Deposit is turned off for overrule proposals because they are created automatically by subDAOs. Also, they're meant to be rejected in normal conditions by not reaching the quorum, so a deposit makes no sense.

Proposal submission restrictions

Technically, proposal creation is open. However, overrule proposals are created automatically by subDAOs, so it's not a matter of concern. Overrule proposal creation is carefully restricted on the source code level to prevent the creation of duplicates and spam. Since overrule proposals are created automatically by subDAOs and duplications are prohibited, there's essentially no chance for a user to create an overrule proposal while technically it's possible.

Voting period

The voting period is 3 days. Overrule proposals voting period should be a trade-off between two considerations:

  1. It should be long enough to allow DAO members to express their concerns about the underlying subDAO proposal.
  2. It should be short enough to make subDAOs operable.

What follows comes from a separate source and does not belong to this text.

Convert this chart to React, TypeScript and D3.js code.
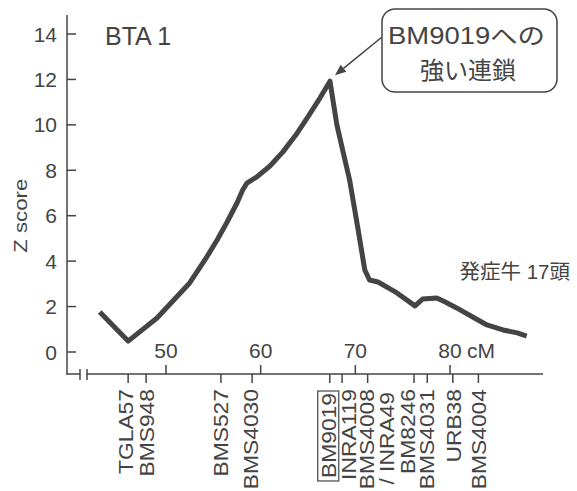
import React, { useLayoutEffect, useRef, useState } from "react";
import * as d3 from "d3";

// linkage scan on BTA 1 (cM position, Z score)
const positions = [43.0, 46.0, 49.05, 52.5, 54.3, 55.4, 56.4, 57.5, 58.1, 58.55, 59.6, 60.98, 62.35, 63.73, 64.99,
  66.26, 67.32, 68.05, 69.1, 69.4, 70.3, 71.0, 71.5, 72.4, 74.4, 76.3, 77.1, 78.6, 79.5, 80.7, 82.4, 83.9, 85.6,
  87.1, 88.1];
const zScores = [1.76, 0.48, 1.5, 3.04, 4.18, 4.93, 5.68, 6.56, 7.13, 7.44, 7.71, 8.19, 8.81, 9.56, 10.35,
  11.18, 11.92, 10.0, 8.1, 7.57, 5.37, 3.61, 3.17, 3.08, 2.6, 2.03, 2.33, 2.38, 2.2, 1.94, 1.54, 1.19, 0.97,
  0.84, 0.7];

const markerNames = [["TGLA57"], ["BMS948"], ["BMS527"], ["BMS4030"], ["BM9019"], ["INRA119"],
  ["BMS4008", "/ INRA49"], ["BM8246"], ["BMS4031"], ["URB38"], ["BMS4004"]];
const markerCM = [46.0, 47.9, 55.8, 59.1, 67.3, 68.6, 71.3, 76.2, 77.6, 80.3, 83.0];
const labelShift = [-2, 1, 0, -1, -1, 7, -1, -6, 0, 1, 1];

const yTicks = [0, 2, 4, 6, 8, 10, 12, 14];
const xTicks = [50, 60, 70, 80];

const FONT = "'Liberation Sans', Arial, 'Noto Sans CJK JP', sans-serif";
const INK = "#444";
const STRETCH = 1.17;

export default function App() {
  const x = d3.scaleLinear().domain([50, 80]).range([166, 450]);
  const y = d3.scaleLinear().domain([0, 14]).range([352, 34]);
  const axisX = 67;
  const axisY = 374;
  const labelTop = 389;
  const markerFont = 19.5;

  const line = d3
    .line<number>()
    .x((d, i) => x(positions[i]))
    .y((d) => y(d))
    .curve(d3.curveLinear);

  const boxRef = useRef<SVGTextElement>(null);
  const [boxLen, setBoxLen] = useState<number | null>(null);
  useLayoutEffect(() => {
    if (boxRef.current) setBoxLen(boxRef.current.getBBox().width * STRETCH);
  }, []);

  const peakIdx = d3.maxIndex(zScores);
  const tipX = x(positions[peakIdx]) + 5;
  const tipY = y(zScores[peakIdx]) - 6;
  const startX = 382;
  const startY = 37;
  const ang = Math.atan2(tipY - startY, tipX - startX);
  const hl = 11;
  const hw = 4.5;
  const bx = tipX - hl * Math.cos(ang);
  const by = tipY - hl * Math.sin(ang);
  const head = [
    [tipX, tipY],
    [bx + hw * Math.sin(ang), by - hw * Math.cos(ang)],
    [bx - hw * Math.sin(ang), by + hw * Math.cos(ang)],
  ];
  const bmX = x(markerCM[4]) + labelShift[4];

  return (
    <div style={{ position: "absolute", left: 0, top: 0 }}>
      <svg width={577} height={491} style={{ display: "block", background: "#fff" }} fontFamily={FONT}>
        {/* y axis */}
        <line x1={axisX} x2={axisX} y1={15} y2={axisY + 1} stroke={INK} strokeWidth={1.5} />
        {yTicks.map((t) => (
          <g key={t}>
            <line x1={axisX} x2={axisX + 9} y1={y(t)} y2={y(t)} stroke={INK} strokeWidth={1.5} />
            <text x={57} y={y(t)} dy="0.36em" textAnchor="end" fontSize={21} fill={INK}>
              {t}
            </text>
          </g>
        ))}
        <text
          transform={`translate(20,${y(6.0)}) rotate(-90) scale(${STRETCH},1)`}
          dy="0.36em"
          textAnchor="middle"
          fontSize={19}
          fill={INK}
        >
          Z score
        </text>

        {/* x axis with break */}
        <line x1={axisX} x2={80} y1={axisY} y2={axisY} stroke={INK} strokeWidth={1.5} />
        <line x1={80} x2={80} y1={axisY - 5} y2={axisY + 6} stroke={INK} strokeWidth={1.5} />
        <line x1={87} x2={87} y1={axisY - 5} y2={axisY + 6} stroke={INK} strokeWidth={1.5} />
        <line x1={87} x2={543} y1={axisY} y2={axisY} stroke={INK} strokeWidth={1.5} />
        {xTicks.map((t) => (
          <g key={t}>
            <line x1={x(t)} x2={x(t)} y1={axisY} y2={axisY - 9} stroke={INK} strokeWidth={1.5} />
            <text x={x(t)} y={358} textAnchor="middle" fontSize={21} fill={INK}>
              {t}
            </text>
          </g>
        ))}
        <text x={x(80) + 17} y={358} fontSize={21} fill={INK}>
          cM
        </text>

        {/* markers */}
        {markerNames.map((lines, i) => {
          const mx = x(markerCM[i]);
          return (
            <g key={lines[0]}>
              <line x1={mx} x2={mx} y1={axisY} y2={axisY + 9} stroke={INK} strokeWidth={1.5} />
              {lines.map((s, j) => (
                <text
                  key={s}
                  ref={s === "BM9019" ? boxRef : undefined}
                  transform={`translate(${mx + labelShift[i] + j * 20},${labelTop + (j ? 3 : i === 4 ? 4 : 0)}) rotate(-90) scale(${STRETCH},1)`}
                  dy="0.36em"
                  textAnchor="end"
                  fontSize={markerFont}
                  fill={INK}
                >
                  {s}
                </text>
              ))}
            </g>
          );
        })}
        {boxLen !== null && (
          <rect x={bmX - 11} y={labelTop + 2} width={21} height={boxLen + 5} fill="none" stroke={INK} strokeWidth={1.2} />
        )}

        {/* curve */}
        <path d={line(zScores) || ""} fill="none" stroke={INK} strokeWidth={5} strokeLinejoin="round" strokeLinecap="butt" />

        {/* texts */}
        <text x={105} y={45} fontSize={25} fill={INK}>
          BTA 1
        </text>
        <text x={570} y={279} textAnchor="end" fontSize={20.5} fill={INK}>
          発症牛 17頭
        </text>

        {/* callout */}
        <line x1={startX} y1={startY} x2={bx} y2={by} stroke={INK} strokeWidth={1.5} />
        <polygon points={head.map((p) => p.join(",")).join(" ")} fill={INK} />
        <rect x={382} y={9} width={175} height={83} rx={13} fill="#fff" stroke={INK} strokeWidth={1.5} />
        <text x={388} y={44} fontSize={23} fill={INK} textLength={157} lengthAdjust="spacingAndGlyphs">
          BM9019への
        </text>
        <text x={468} y={79} textAnchor="middle" fontSize={24} fill={INK}>
          強い連鎖
        </text>
      </svg>
    </div>
  );
}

Given that, 3 days is a reasonable trade-off since it's a minimal timeframe that covers weekends and leaves enough time for DAO members to review the proposal.

Quorum and threshold

The threshold is set to 0.5% of the total voting power. Only 0.5% of total voting power is required to overrule any subDAO proposal. This threshold should be low by its nature: in controversial cases, the DAO should be able to prevent the subDAO from doing anything that might be harmful to the DAO. Of course, it also creates a potential surface for sabotage. A whale big enough or a coordinated telegram group can effectively block any subDAO proposal. However, this situation isn't expected in the first place. Secondly, if it happens, it allows DAO to identify the issue of the DAO members' subset being non-aligned (or even malicious) and take the necessary measures to fix it. Since DAO has ultimate power over subDAOs, it's possible. Considering the subDAO mechanics as a tool to make DAO more efficient by alleviating governance pressure, a low threshold is a reasonable trade-off. In the worst case, the DAO rolls back to the default situation, where the DAO itself makes all the decisions.

Unlike single and multi proposals, overrule proposals have an absolute_percentage type of threshold. It means that for a proposal to pass, it's only required to get the threshold of yes votes. Even if the no votes are more than the yes votes, the proposal still passes if the yes votes are more than the threshold. This is done to make overrule proposals pass (and reject the underlying subDAO proposal) even when the subDAO proposal is slightly controversial.


Revoting is set to false. It's done to be able to execute proposals as soon as the quorum is reached. It's critical to overrule proposals as soon as possible since they have a limited execution time. The overrule proposal execution after the end of the voting period makes no sense since a subDAO proposal has already been executed by that time.

Proposal execution parameters

Proposal execution isn't restricted for the same reasons as single and multiple-choice proposals (there's no sense in restricting it + more automation opportunities). The close_proposal_on_execution_failure option is set to true. Because overrule proposals are of a very special format and (in general) are created automatically, the chance of overrule proposals to fail is very low. Moreover, the failure during overrule proposal execution indicates some problems with DAO internals. In this case, the better strategy is restricting possible permissionless actions, so re-execution is disabled.